As broadcast careers go Meredith Vieira seems to have something akin to nine lives. She has never boxed herself into one format. Over the course of her career she has been a local news reporter, a correspondent for “60 Minutes”, a panelist on “The View”, a game show host for “Who Wants to be a Millionaire?”, and a co-anchor of the “Today” show.

Vieira’s latest project takes her outside traditional broadcast television into the world of web video. This week she launches a YouTube channel called “Lives with Meredith Vieira”. You can see her first segment below which is part of a series she calls “Overshare”.

Vieira has said about “Lives”:  “What I hope to do with this channel is give women a sense of community, a place they can go to learn about what other women have dealt with in their lives, and hopefully to leave feeling more connected and empowered.”

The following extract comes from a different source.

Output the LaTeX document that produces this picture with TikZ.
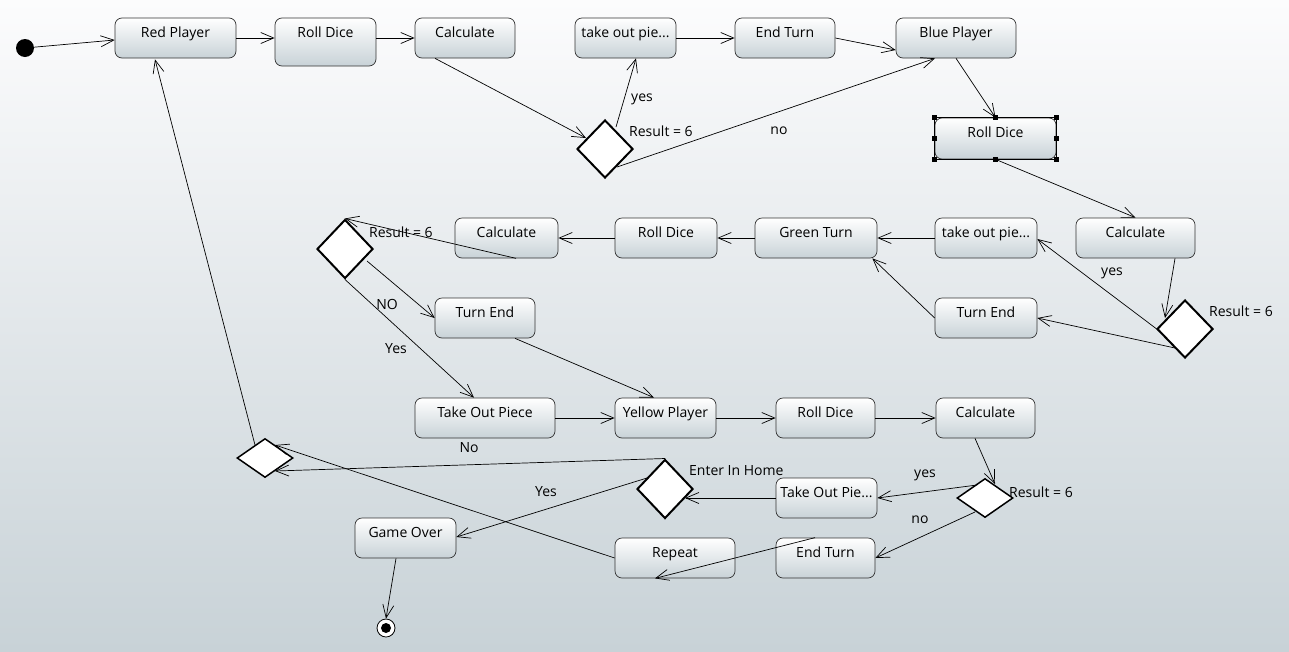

Future segments will give us a better idea of what “Lives” hopes to be.

The question is how many women will be willing to tune in? YouTube is more popular than ever with four billion hours of viewership a month, but it’s anyone’s guess how many of those people will choose to watch “Lives”.

A tech column in Time magazine earlier this year said the video sharing website is evolving beyond the popularity of bite-sized videos and that individual channels like Vieira’s are the wave of YouTube’s future.

Update / Sept. 11, 2013:

I have additional information about “Lives with Meredith Vieira” from Suncera Johnson who works on Digital PR for the channel. Johnson says “Overshares” will initially be programmed twice a month. The channel hopes to increase to weekly segments in 2014.

“Lives” also wants to make viewers a part of its programming. Johnson says the channel wants to share stories from viewers through user generated content including comments, tweets, posts and video. Vieira will be curating the submissions.